GPS spoofing is big on the hacker circuit
And GPS is being talked about a lot this year. In a packed hall I watch a talk on car hacking given by Javier Vasquez Vidal and Ferdinand Noelsche. A big cheer goes up as they pull up a picture of an in-vehicle GPS tracking device that’s used for insurance purposes. They have developed a tool called CAN Badger, which is essentially a reversing tool for vehicles that that allows a user to interact with components and scan the vehicle’s bus (communications network) using several protocols.
Using CAN Badger, they can record and play back CAN data, which lets them spoof their GPS position in order to fool the insurance company system. To illustrate this, they show a video that shows the car driving sedately around a loop, while in real life the vehicle is stationary with only the ignition system switched on .
At this point, two people behind me start speculating that a better way of doing this would be using an SDR to fake satellite signals – they saw last year’s talk by the two Chinese researchers and think it would be an easy matter to build something similar.
They’re not the only ones with an interest in GPS spoofing. While I’m grabbing a sandwich, a hacker called Tyler comes over. He’d seen me talking to Jeff earlier and says he’s read some of my blogs on GPS. I ask him how he knows me. “It was easy to find out,” he says. “There aren’t that many GPS specialists and I found your photo online quite quickly.”
Tyler wants to talk to me about GPS time spoofing and what it might do to mobile phones connected to the LTE network. He tells me I should be speaking here: “You’re an expert, and a lot of people here would be really interested if you gave a talk. GPS is such a hot topic just now.”
DEFCON 24: Definitely not your average conference
I see Jeff again on Friday morning. He has to meet a colleague, he says. “I could give him my badge because I’m probably the only one here that doesn’t need one, but I’d like him to go through the queuing experience”.

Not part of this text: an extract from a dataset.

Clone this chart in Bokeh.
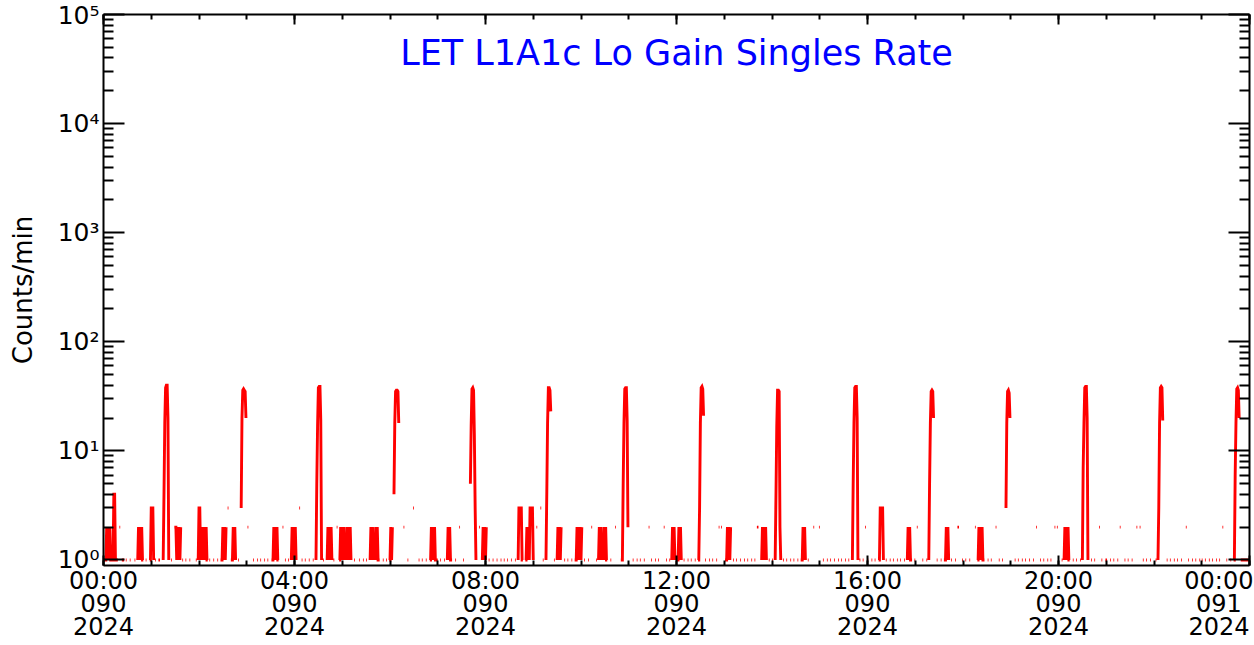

And an experience it certainly is. I’d queued for two hours on Thursday morning – marshalled all the way by the famous red tee-shirted DEFCON Goons (all volunteers) – to pay my $240 cash on the door. I’m now the proud owner of a much-coveted DEFCON24 electronic badge, which contains hidden secrets to unscramble. There is intense competition to unravel the secrets of the DEFCON badge, with the winners hoping to obtain the famous Black Badge that entitles you to lifelong free entry to DEFCON.
(At one point I see two hackers who have connected the badge up and are usingWireshark to try and understand what’s going on inside the badge’s processor. “We’ve made some good progress today,” they tell me guardedly.)
The message from Las Vegas: take GPS hacking seriously
As I leave for the airport I notice a sign directing people to the Rio Express shuttle. The Olympic Games are opening in Rio, but I feel like I’ve just been a spectator at the Olympic Games for hacking. The people here aren’t by and large sporty types, but they are definitely supreme athletes of the dark arts.
And judging by what I’ve seen this week, we need to take them seriously. GPS and RF hacking are high on their agenda – and so good risk assessments and a campaign of testing against real world threats to understand system behaviour and mitigate accordingly become ever more vital.